In 2011 änderte das Finanzamt die Festsetzung für das Streitjahr erneut, erkannte den Verlust aus selbständiger Arbeit nicht mehr an und verwies als Änderungsgrundlage auf die insoweit nach wie vor bestehende Vorläufigkeit des Steuerbescheides. Nach erfolglosem Einspruch gab das FG der Klage statt und hob den Änderungsbescheid mangels Änderungsgrundlage wieder auf. Die Revision des Finanzamtes vor dem BFH blieb erfolglos.
Gründe:
Das FG hat zu Recht den Einkommensteuerbescheid 2001 aus 2011 aufgehoben, soweit die Verluste der Klägerin aus selbständiger Arbeit nicht mehr anerkannt wurden, da keine gesetzliche Grundlage für eine diesbezügliche Änderung des Bescheides gegeben war.
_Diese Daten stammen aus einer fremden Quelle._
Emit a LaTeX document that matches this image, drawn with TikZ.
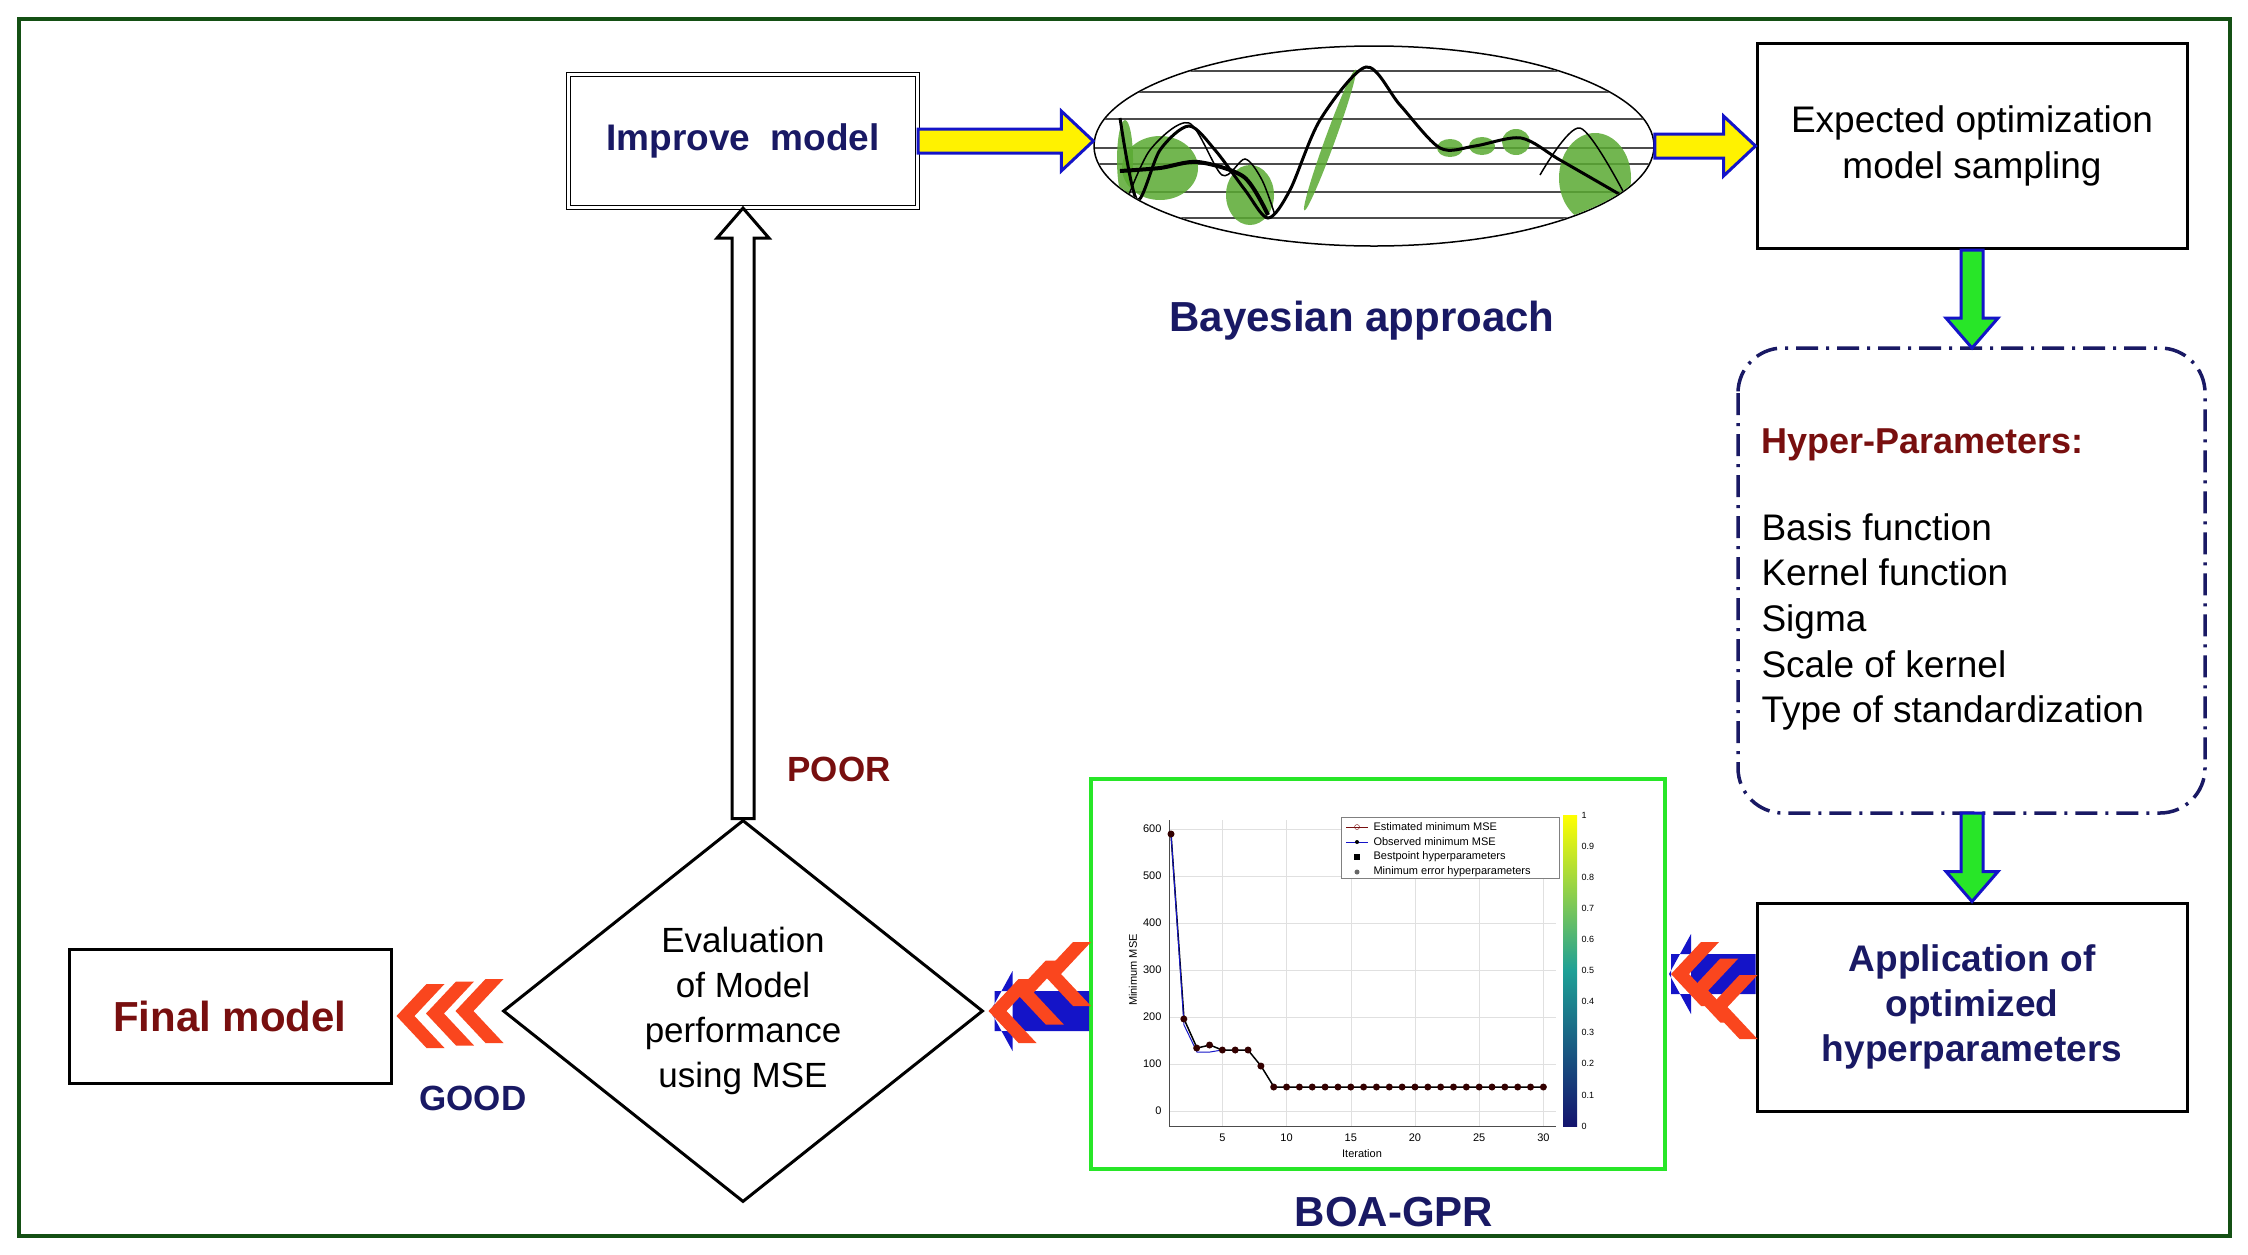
\documentclass[tikz,border=0pt]{standalone}
\usepackage{fontspec}
\setmainfont{Liberation Sans}
\usetikzlibrary{shapes.geometric,calc}
\definecolor{navy}{RGB}{25,25,100}
\definecolor{dred}{RGB}{120,15,15}
\definecolor{fgreen}{RGB}{20,80,20}
\definecolor{chevr}{RGB}{250,70,30}
\definecolor{abl}{RGB}{20,20,200}
\definecolor{lgreen}{RGB}{40,230,40}
\definecolor{gpgreen}{RGB}{90,170,50}
\newcommand\harrowR[3]{% from to style : right-pointing fat arrow
\path[#3] let \p1=(#1), \p2=(#2) in (\x1,\y1+12pt) -- (\x2-32pt,\y1+12pt) -- (\x2-32pt,\y1+30pt) -- (\x2,\y1) -- (\x2-32pt,\y1-30pt) -- (\x2-32pt,\y1-12pt) -- (\x1,\y1-12pt) -- cycle;}
\newcommand\varrow[4]{% from to style headdir(+1 down, -1 up)
\path[#3] let \p1=(#1), \p2=(#2) in (\x1-11pt,\y1) -- (\x1-11pt,\y2+#4*30pt) -- (\x1-26pt,\y2+#4*30pt) -- (\x1,\y2) -- (\x1+26pt,\y2+#4*30pt) -- (\x1+11pt,\y2+#4*30pt) -- (\x1+11pt,\y1) -- cycle;}
\newcommand\chevs[4]{% from to count style: left-pointing chevrons
\foreach \i in {1,...,#3} {
 \fill[#4] ($(#1)!{(\i-1)/(#3-1)}!($(#2)+(-50pt,0)$)+(4pt,0)$) -- ++(30pt,32pt) -- ++(18pt,0) -- ++(-30pt,-32pt) -- ++(30pt,-32pt) -- ++(-18pt,0) -- cycle;}}
\tikzset{
 box/.style={draw=black,line width=3pt,fill=white,inner sep=0pt},
 ttl/.style={font=\fontsize{37}{42}\selectfont\bfseries,text=navy},
 body/.style={font=\fontsize{36}{45}\selectfont,align=center},
 yarr/.style={draw=abl,line width=3pt,fill=yellow},
 garr/.style={draw=abl,line width=3pt,fill=lgreen},
 chv/.style={fill=chevr},
 blob/.style={fill=gpgreen,opacity=0.85},
}
\begin{document}
\begin{tikzpicture}[x=1pt,y=-1pt]
\useasboundingbox (0,0) rectangle (2248,1254);
\fill[white] (0,0) rectangle (2248,1254);
\draw[fgreen,line width=3.5pt] (19,19) rectangle (2230,1236);

% Improve model
\node[draw,double,double distance=3pt,line width=1.2pt,minimum width=349pt,minimum height=133pt,ttl] (imp) at (743,141) {Improve\ \ model};
% Bayesian ellipse
\node[draw,ellipse,line width=1.5pt,minimum width=560pt,minimum height=200pt] (bay) at (1374,146) {};
\begin{scope}
\clip (1374,146) ellipse (279pt and 99pt);
\foreach \yy in {71,92,119,148,164,192,218} \draw[black!70,line width=1.5pt] (1080,\yy) -- (1680,\yy);
\fill[blob] (1160,168) ellipse (38pt and 32pt);
\fill[blob] (1250,195) ellipse (24pt and 30pt);
\fill[blob] (1125,160) ellipse (8pt and 40pt);
\fill[blob,rotate around={-20:(1330,140)}] (1330,140) ellipse (5pt and 75pt);
\fill[blob] (1450,148) ellipse (13pt and 9pt);
\fill[blob] (1482,146) ellipse (13pt and 9pt);
\fill[blob] (1516,142) ellipse (14pt and 13pt);
\fill[blob] (1595,178) ellipse (36pt and 45pt);
\draw[black,line width=3pt] plot[smooth] coordinates {(1120,118) (1137,200) (1160,150) (1189,126) (1215,150) (1245,190) (1268,218) (1290,190) (1320,120) (1366,67) (1400,105) (1440,148) (1475,146) (1521,138) (1560,160) (1619,194)};
\draw[black,line width=1.5pt] plot[smooth] coordinates {(1125,205) (1150,150) (1189,123) (1222,175) (1245,159) (1262,180) (1275,215)};
\draw[black,line width=1.5pt] plot[smooth] coordinates {(1540,175) (1580,128) (1625,195)};
\draw[black,line width=4pt] plot[smooth] coordinates {(1120,171) (1160,168) (1198,162) (1244,177) (1268,215)};
\end{scope}
\node[ttl,font=\fontsize{42}{46}\selectfont\bfseries] (bayl) at (1362,321) {Bayesian approach};
% Expected box
\node[box,minimum width=430pt,minimum height=205pt,body,font=\fontsize{37}{46}\selectfont] (exp) at (1972,146) {Expected optimization\\model sampling};
% Hyperparameters
\draw[navy,line width=3.5pt,dash pattern=on 22pt off 8pt on 3pt off 8pt,rounded corners=45pt] (1738,348) rectangle (2205,813);
\coordinate (hyt) at (1972,348); \coordinate (hyb) at (1972,813);
\node[anchor=west,font=\fontsize{36}{40}\selectfont\bfseries,text=dred] (hyl) at (1758,445) {Hyper-Parameters:};
\node[anchor=north west,font=\fontsize{37}{45.6}\selectfont,align=left] (hyp) at (1758,510) {Basis function\\Kernel function\\Sigma\\Scale of kernel\\Type of standardization};
% Application box
\node[box,minimum width=430pt,minimum height=208pt,ttl,align=center,font=\fontsize{37}{45}\selectfont\bfseries] (app) at (1972,1007) {Application of\\optimized\\hyperparameters};
% BOA plot box
\node[draw=lgreen,line width=4pt,minimum width=574pt,minimum height=390pt,fill=white] (boa) at (1378,974) {};
\node[ttl,font=\fontsize{42}{46}\selectfont\bfseries] (boal) at (1394,1212) {BOA-GPR};
% plot contents
\begin{scope}[font=\fontsize{11}{12}\selectfont]
\foreach \v in {0,100,...,600} {\draw[black!12] (1169,{1111-0.47*\v}) -- (1556,{1111-0.47*\v}); \node[anchor=east] at (1165,{1111-0.47*\v}) {\v};}
\foreach \k in {5,10,...,30} {\draw[black!12] ({1171+12.84*(\k-1)},820) -- ({1171+12.84*(\k-1)},1126); \node[anchor=north] at ({1171+12.84*(\k-1)},1130) {\k};}
\draw[black!70,line width=1pt] (1169,820) -- (1169,1126) -- (1556,1126);
\node[rotate=90] at (1133,970) {Minimum MSE};
\node at (1362,1154) {Iteration};
\draw[black,line width=1.5pt] plot coordinates {(1171,834) (1184,1019) (1197,1048) (1210,1045) (1222,1050) (1235,1050) (1248,1050) (1261,1066) (1274,1087) (1543,1087)};
\draw[abl,line width=1pt] plot coordinates {(1171,834) (1184,1025) (1197,1052) (1210,1052) (1222,1050)};
\foreach \k in {1,...,30} {\pgfmathsetmacro\yv{(\k==1)*834+(\k==2)*1019+(\k==3)*1048+(\k==4)*1045+(\k>4)*(\k<8)*1050+(\k==8)*1066+(\k>8)*1087}
 \fill[black!80!red] ({1171+12.84*(\k-1)},\yv) circle (3.5pt);}
\shade[bottom color={rgb,255:red,20;green,20;blue,110},top color=yellow,middle color={rgb,255:red,30;green,160;blue,150}] (1563,815) rectangle (1577,1126);
\foreach \v/\t in {0/0,1/0.1,2/0.2,3/0.3,4/0.4,5/0.5,6/0.6,7/0.7,8/0.8,9/0.9,10/1} \node[anchor=west,font=\fontsize{9}{9}\selectfont] at (1578,{1126-31.1*\v}) {\t};
\draw[black!50,fill=white] (1341,817) rectangle (1559,878);
\draw[dred,line width=1pt] (1346,827) -- (1368,827); \draw[dred] (1357,827) circle (2.5pt);
\draw[abl,line width=1pt] (1346,842) -- (1368,842); \fill[black] (1357,842) circle (2pt);
\fill[black] (1354,854) rectangle (1360,860);
\fill[black!60] (1357,872) circle (2.5pt);
\node[anchor=west] at (1370,827) {Estimated minimum MSE};
\node[anchor=west] at (1370,842) {Observed minimum MSE};
\node[anchor=west] at (1370,857) {Bestpoint hyperparameters};
\node[anchor=west] at (1370,872) {Minimum error hyperparameters};
\end{scope}
% Diamond
\node[draw,diamond,line width=3pt,minimum width=480pt,minimum height=382pt,inner sep=0pt,body,font=\fontsize{35}{45}\selectfont] (dia) at (743,1011) {Evaluation\\of Model\\performance\\using MSE};
% Final model
\node[box,minimum width=322pt,minimum height=134pt,font=\fontsize{42}{46}\selectfont\bfseries,text=dred] (fin) at (230,1016) {Final model};
\node[font=\fontsize{35}{40}\selectfont\bfseries,text=dred] (poor) at (839,769) {POOR};
\node[font=\fontsize{35}{40}\selectfont\bfseries,text=navy] (good) at (473,1098) {GOOD};

% arrows
\harrowR{imp.east}{bay.west}{yarr}
\harrowR{bay.east}{exp.west}{yarr}
\varrow{exp.south}{hyt}{garr}{1}
\varrow{hyb}{app.north}{garr}{1}
\varrow{dia.north}{imp.south}{draw=black,line width=3pt,fill=white}{-1}
% blue shafts behind chevrons
\path[fill=abl] let \p1=(boa.east), \p2=(app.west) in (\x1+4pt,\y1-20pt) rectangle (\x2,\y1+20pt) (\x1+2pt,\y1) -- (\x1+24pt,\y1-40pt) -- (\x1+24pt,\y1+40pt) -- cycle;
\path[fill=abl] let \p1=(dia.east), \p2=(boa.west) in (\x1+10pt,\y1-20pt) rectangle (\x2,\y1+20pt) (\x1+6pt,\y1) -- (\x1+28pt,\y1-40pt) -- (\x1+28pt,\y1+40pt) -- cycle;
\chevs{boa.east}{app.west}{3}{chv}
\chevs{dia.east}{boa.west}{3}{chv}
\chevs{fin.east}{dia.west}{3}{chv}
\end{tikzpicture}
\end{document}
Sind die Formulierung des Vorläufigkeitsvermerks und die Erläuterungen in dem Bescheid nicht hinreichend klar, so kann sich die Wirksamkeit des Vermerks auch durch Würdigung der Umstände des Einzelfalls ergeben. Zu prüfen ist dabei, ob der Umfang des Vorläufigkeitsvermerks aus Sicht eines objektiven Empfängers hinreichend erkennbar war. Für den Regelungsinhalt der Nebenbestimmung ist entscheidend, wie der Adressat ihren materiellen Gehalt nach den ihm bekannten Umständen - seinem "objektiven Verständnishorizont" - unter Berücksichtigung von Treu und Glauben verstehen konnte. Dies gilt auch für die Änderung eines Vorläufigkeitsvermerks in einem Änderungsbescheid.
Da Umfang und Grund der Vorläufigkeit nach § 165 Abs. 1 Satz 3 AO anzugeben sind, muss der Steuerpflichtige den in einem Änderungsbescheid enthaltenen - geänderten - Vorläufigkeitsvermerk so verstehen, dass der Umfang der Vorläufigkeit gegenüber dem ursprünglichen Bescheid geändert und nun im Änderungsbescheid abschließend umschrieben worden ist.
Im Streitfall hatte das FG daher zu Recht entschieden, dass der Einkommensteuerbescheid für 2001 aus dem Jahr 2006 in Bezug auf die negativen Einkünfte der Steuerpflichtigen aus selbständiger Arbeit nicht vorläufig und somit nicht nach § 165 AO änderbar war. Denn ein in einem Änderungsbescheid enthaltener Vorläufigkeitsvermerk, der an die Stelle des bereits im Vorgängerbescheid enthaltenen Vorläufigkeitsvermerks tritt, bestimmt den Umfang der Vorläufigkeit neu und regelt abschließend, inwieweit die Steuer nunmehr vorläufig festgesetzt ist.
Ein in einem Änderungsbescheid enthaltener Vorläufigkeitsvermerk, der an die Stelle des bereits im Vorgängerbescheid enthaltenen Vorläufigkeitsvermerks tritt, bestimmt den Umfang der Vorläufigkeit neu und regelt abschließend, inwieweit die Steuer nunmehr vorläufig festgesetzt ist, wenn für den Steuerpflichtigen nach seinem objektiven Verständnishorizont nicht erkennbar ist, dass der ursprüngliche Vorläufigkeitsvermerk trotz der Änderung wirksam bleiben soll.